Petrolia sent out a newsletter email Aug. 14 with part of it dedicated to Tompkins’ case, under the headline “Sober Homes — Testing the Limits.”
Lynne said the headline indicated Petrolia may be biased, and may have made her mind up before the hearing.
Petrolia only meant that this case is the first test to Delray Beach’s new laws, she said.
Lynne exchanged emails with city attorney Max Lohman, who called Petrolia’s email “nothing inappropriate” and “simply informative.”
The exchange exemplified Tompkins’ fear, one he says he shares with other sober home operators: Good homes are tarnished by the stigma of bad ones.
“I don’t think we’re getting a fair shake,” he said.
The owner: Will good credentials save home?
Tompkins has been sober for 14 years and touts good credentials:
■ He operates four homes — Stepping Stones, one in suburban Delray Beach and two in Boynton Beach.
■ He’s a member of the South County Recovery Res- idence Association, a nonprofit coalition of sober home operators often lauded by the city by operating at high standards.
■ He’s in the process of getting Stepping Stones certified by the Florida Association of Recovery Residences, required by city ordinance but not by state law. The nonprofit wrote in a letter dated Aug. 14 that Stepping Stones has “zero complaints” and is “highly favored and recommended by certified peers.”
The home itself doesn’t stand out in a neighborhood of colorful single-story houses.
The lawn is empty, with only a large mango tree and bright yellow code enforcement sign out front.
Inside, the home has tiled floors and a wood-panel ceiling. The tables and desks are topped with books, mostly Bibles and Alcoholics Anonymous guides.

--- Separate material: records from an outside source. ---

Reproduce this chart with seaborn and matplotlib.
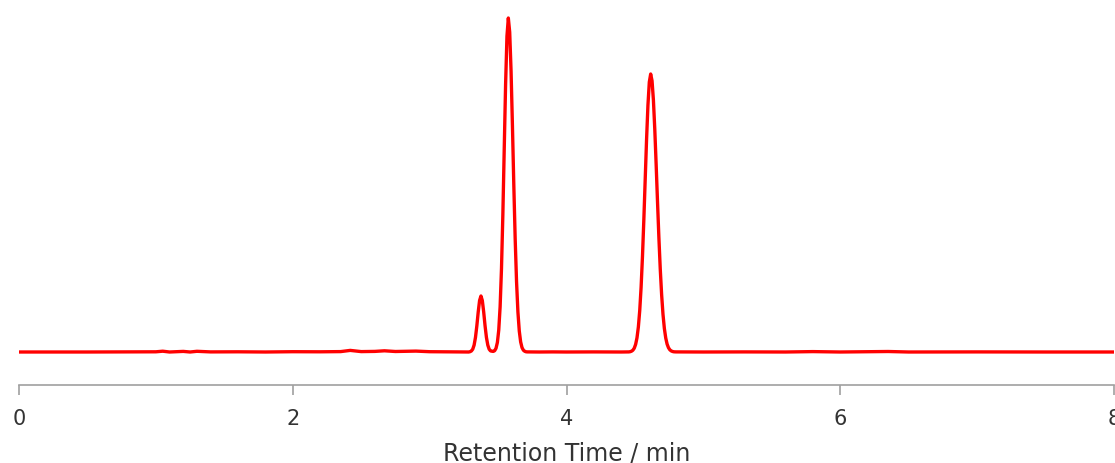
#!/usr/bin/env python3
"""Chromatogram: detector signal vs retention time (single red trace)."""
import matplotlib
matplotlib.use('Agg')
import matplotlib.pyplot as plt
import pandas as pd
import seaborn as sns

# Flat baseline before the peaks (min, signal a.u.)
base_pre_time = [0.0, 0.5, 1.0, 1.05, 1.1, 1.2, 1.25, 1.3, 1.4, 1.6, 1.8, 2.0,
                 2.2, 2.35, 2.42, 2.5, 2.6, 2.67, 2.75, 2.9, 3.0, 3.1, 3.2, 3.285]
base_pre_signal = [0.0, 0.0, 0.2, 0.8, 0.0, 0.6, 0.0, 0.7, 0.1, 0.2, 0.0, 0.3,
                   0.2, 0.4, 1.6, 0.4, 0.6, 1.2, 0.5, 0.9, 0.3, 0.2, 0.1, 0.0]

# Small peak + main peak (3.3 - 3.7 min)
peaks12_time = [3.295, 3.305, 3.315, 3.325, 3.335, 3.345, 3.355, 3.365, 3.375,
                3.385, 3.395, 3.405, 3.415, 3.425, 3.435, 3.445, 3.455, 3.465,
                3.475, 3.485, 3.495, 3.505, 3.515, 3.525, 3.535, 3.545, 3.555,
                3.565, 3.575, 3.585, 3.595, 3.605, 3.615, 3.625, 3.635, 3.645,
                3.655, 3.665, 3.675, 3.685, 3.695, 3.705]
peaks12_signal = [0.3, 1.0, 2.8, 6.9, 14.6, 26.2, 40.0, 51.5, 56.0,
                  51.5, 40.0, 26.2, 14.6, 6.9, 2.8, 1.1, 0.8, 0.6,
                  1.3, 3.7, 9.5, 21.9, 45.2, 83.3, 137.3, 202.6, 267.5,
                  315.9, 334.0, 319.9, 280.9, 226.3, 167.2, 113.3, 70.4, 40.1,
                  21.0, 10.1, 4.4, 1.8, 0.7, 0.2]

base_mid_time = [3.715, 3.8, 3.9, 4.0, 4.2, 4.4, 4.455]
base_mid_signal = [0.1, 0.0, 0.1, 0.0, 0.1, 0.0, 0.1]

# Third peak (~4.6 min)
peak3_time = [4.465, 4.475, 4.485, 4.495, 4.505, 4.515, 4.525, 4.535, 4.545,
              4.555, 4.565, 4.575, 4.585, 4.595, 4.605, 4.615, 4.625, 4.635,
              4.645, 4.655, 4.665, 4.675, 4.685, 4.695, 4.705, 4.715, 4.725,
              4.735, 4.745, 4.755, 4.765, 4.775, 4.785]
peak3_signal = [0.3, 0.8, 1.8, 3.8, 7.6, 14.2, 25.0, 41.4, 64.8,
                95.3, 132.1, 172.7, 212.7, 246.8, 269.9, 278.0, 271.2, 251.9,
                222.6, 187.3, 150.0, 114.3, 82.9, 57.3, 37.6, 23.5, 14.0,
                7.9, 4.3, 2.2, 1.1, 0.5, 0.2]

base_post_time = [4.8, 5.0, 5.3, 5.6, 5.8, 5.9, 6.0, 6.35, 6.5, 7.0, 7.5, 8.0]
base_post_signal = [0.1, 0.0, 0.1, 0.0, 0.4, 0.2, 0.0, 0.5, 0.0, 0.1, 0.0, 0.0]


def main():
    df = pd.DataFrame({
        'time': base_pre_time + peaks12_time + base_mid_time + peak3_time + base_post_time,
        'signal': base_pre_signal + peaks12_signal + base_mid_signal + peak3_signal + base_post_signal,
    })

    sns.set_style('white')
    plt.rcParams['font.family'] = ['DejaVu Sans']

    fig = plt.figure(figsize=(11.15, 4.63), dpi=100)
    ax = fig.add_axes([19 / 1115, 78 / 463, 1095 / 1115, 385 / 463])

    sns.lineplot(data=df, x='time', y='signal', color='#ff0000', linewidth=2.4,
                 estimator=None, sort=True, ax=ax)

    ax.set_xlim(0, 8)
    ax.set_ylim(-33, 352)
    ax.set_xticks([0, 2, 4, 6, 8])
    ax.set_yticks([])
    ax.set_ylabel('')
    ax.set_xlabel('Retention Time / min', fontsize=17, color='#333333', labelpad=9)

    for side in ('left', 'top', 'right'):
        ax.spines[side].set_visible(False)
    ax.spines['bottom'].set_color('#a0a0a0')
    ax.spines['bottom'].set_linewidth(1.2)
    ax.tick_params(axis='x', bottom=True, direction='out', length=7, width=1.2,
                   color='#a0a0a0', labelsize=15, labelcolor='#333333', pad=10)
    ax.patch.set_alpha(0)

    fig.savefig('out.png', dpi=100)


if __name__ == '__main__':
    main()
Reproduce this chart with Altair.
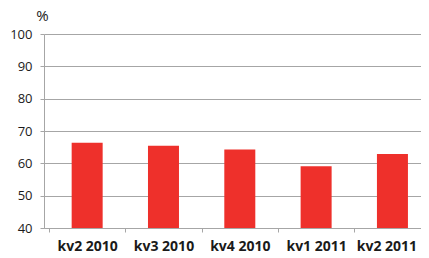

The home is open mainly to men over the age of 30 battling alcoholism, but occasionally houses younger residents who struggle with opioid addiction, Tompkins said.
He invited the five city commissioners to tour the sober home, saying he said he doubts they’ve been inside one.
Prepared for a fight with city
Technically, the Stepping Stones duplex can operate without city approval if it houses fewer than three people per unit.
Tompkins wants to house up to six men in one three-bedroom unit, and up to three in the other one-bedroom.
The men benefit from having roommates, said Tompkins and a 19-month resident of Stepping Stones, who asked to stay anonymous.
“They say opposite of addiction is connection,” the resident said. “Living with a roommate helps keep you in check. You also keep it together because you know there are other people in the house that need you to.”
Tompkins vows to stay open regardless of today’s outcome.
“We’re not going anywhere,” he said. Operating sober homes brings him “closer to God,” he added.
But if he does lose, he said, he’s prepared to fight.
“The city is testing the limits of the Americans with Disabilities Act,” Tompkins said. “They’ll lose.”